The Labor Department cited judge shopping as an argument for moving the case challenging its retirement rule from Kacsmaryk’s court to another district court, or at a minimum another division where more than one judge is assigned cases.
Republican state attorneys general repeatedly filing lawsuits “in single-judge divisions, or divisions where they are otherwise almost always guaranteed to procure a particular judge, undermines public confidence in the administration of justice,” the agency said in a Feb. 7 filing.
Kacsmaryk’s chambers didn’t immediately respond to a request for comment.
One of Kacsmaryk’s most contentious decisions came in the fight over Biden’s efforts to end the Trump-era program that forced asylum seekers to wait in Mexico while their deportation proceedings are pending.
The US Supreme Court in June allowed Biden to end the program, formally known as the Migrant Protection Protocols (MPP), after Kacsmaryk ordered it to remain in effect, but sent the case back to him to determine if Biden’s plan followed the proper rulemaking requirements. Kacsmaryk blocked Biden again in December, while claims of Administrative Procedure Act violations are being argued.
“In a number of ways his legal rulings have involved new and unprecedented readings of the immigration statute,” said Jennifer Koh, an associate professor at Pepperdine Caruso School of Law.
In other ways, Koh said, Kacsmaryk isn’t that much different than other federal district court judges in Texas who have taken similar action to enjoin the Biden administration from shifting immigration policies.
‘Rule of Law Guy’
Hiram Sasser, who worked with Kacsmaryk at the First Liberty Institute, pushed back on the notion that partisan politics are driving his former colleague’s decision-making.
“He’s not writing to anyone other than the law,” said Sasser, who is the group’s executive general counsel.

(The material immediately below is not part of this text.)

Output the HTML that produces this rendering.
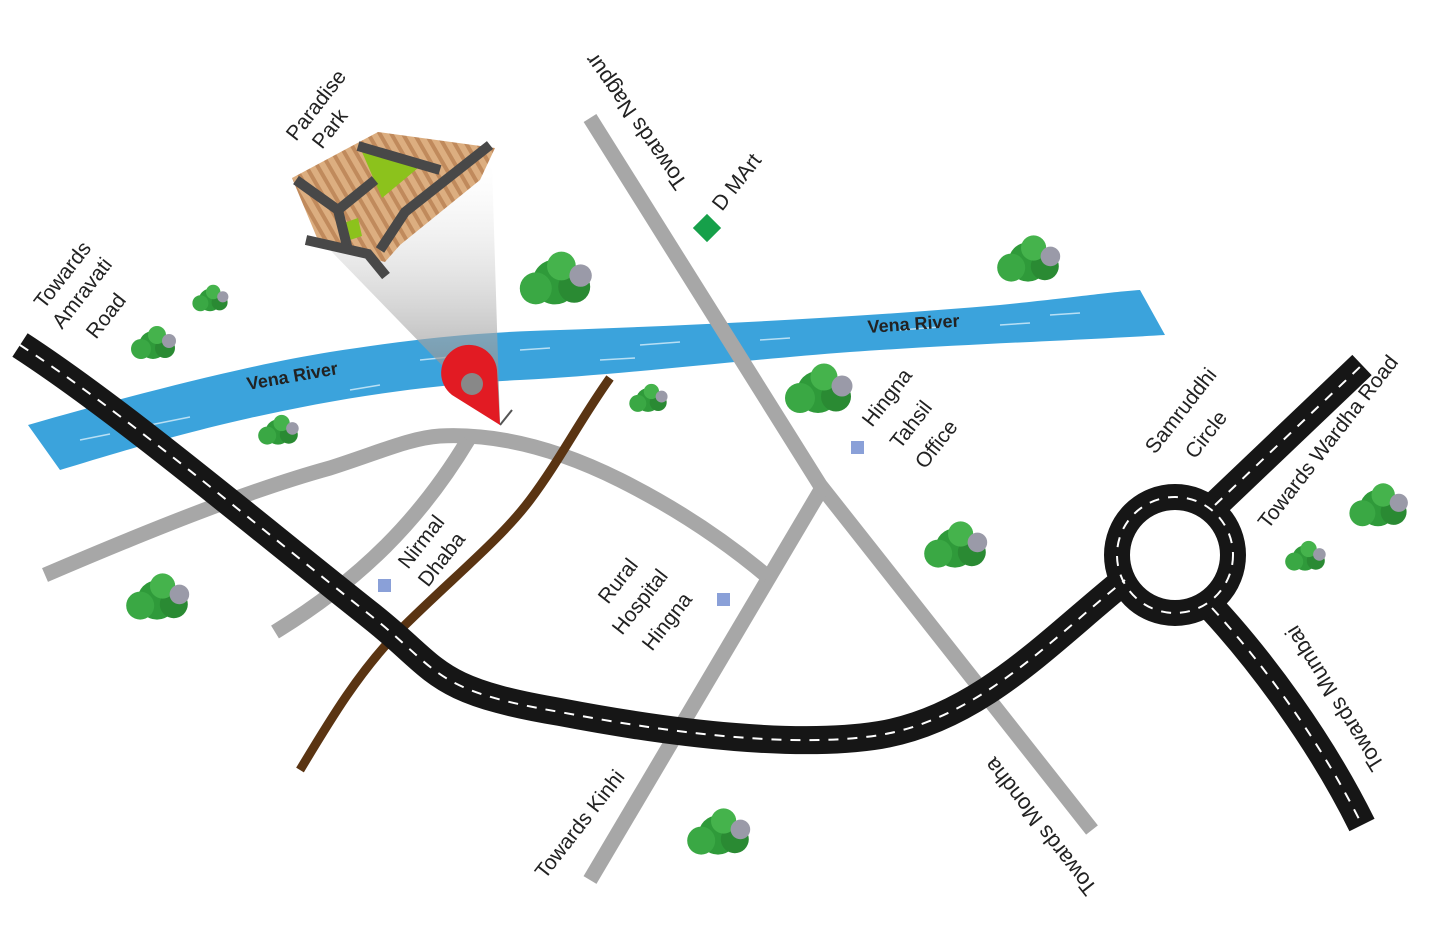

Before he worked for the First Liberty Institute as deputy general counsel, Kacsmaryk, who was born in 1977 in Gainesville, Florida, served as an assistant US attorney in the Northern District of Texas for five years and briefly as an adjunct professor at Southern Methodist University. He earned his law degree from the University of Texas and his undergraduate degree at Abilene Christian University.

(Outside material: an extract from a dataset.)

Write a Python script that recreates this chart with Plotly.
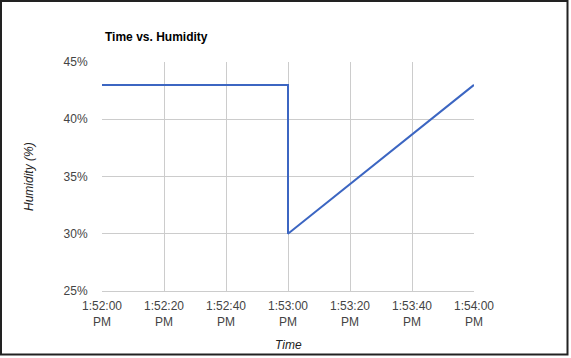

“One of the things he thought was really important when he came to First Liberty was representing minority faiths,” Sasser said, noting that Kacsmaryk led a case defending the Islamic Association of Collin County in a fight with the town’s zoning commission over land the Muslim group wanted to use for a cemetery.
Sasser described Kacsmaryk as a stickler when it comes to details and someone who worked to ensure the law was being followed the way it was intended.
“He’s very much a rule of law guy,” Sasser said.
The two worked together on cases when Kacsmaryk was at Baker Botts LLP litigating commercial, constitutional, and intellectual property cases in state and federal courts.
It’s Kacsmaryk’s background litigating conservative social issues at First Liberty Institute, though, that Vladeck said has made him attractive to certain litigants.
“Unlike, for example, other Trump-appointed judges in Texas, who have more traditional state government background, he was in the trenches of these hot button, divisive social issues,” Vladeck said.
During his 2017 confirmation hearing, Kacsmaryk was asked if his positions while working for the religious liberty legal group would carry over to the federal bench. Sen. Richard Blumenthal (D-Conn.) wanted to know about testimony Kacsmaryk gave in 2015 supporting a proposed state bill to allow faith-based adoption agencies to refuse to place children with same-sex couples.
“As a judicial nominee, I don’t serve as legislator, I don’t serve as an advocate for counsel,” Kacsmaryk said. “I follow the law as it is written not as I would have written it.”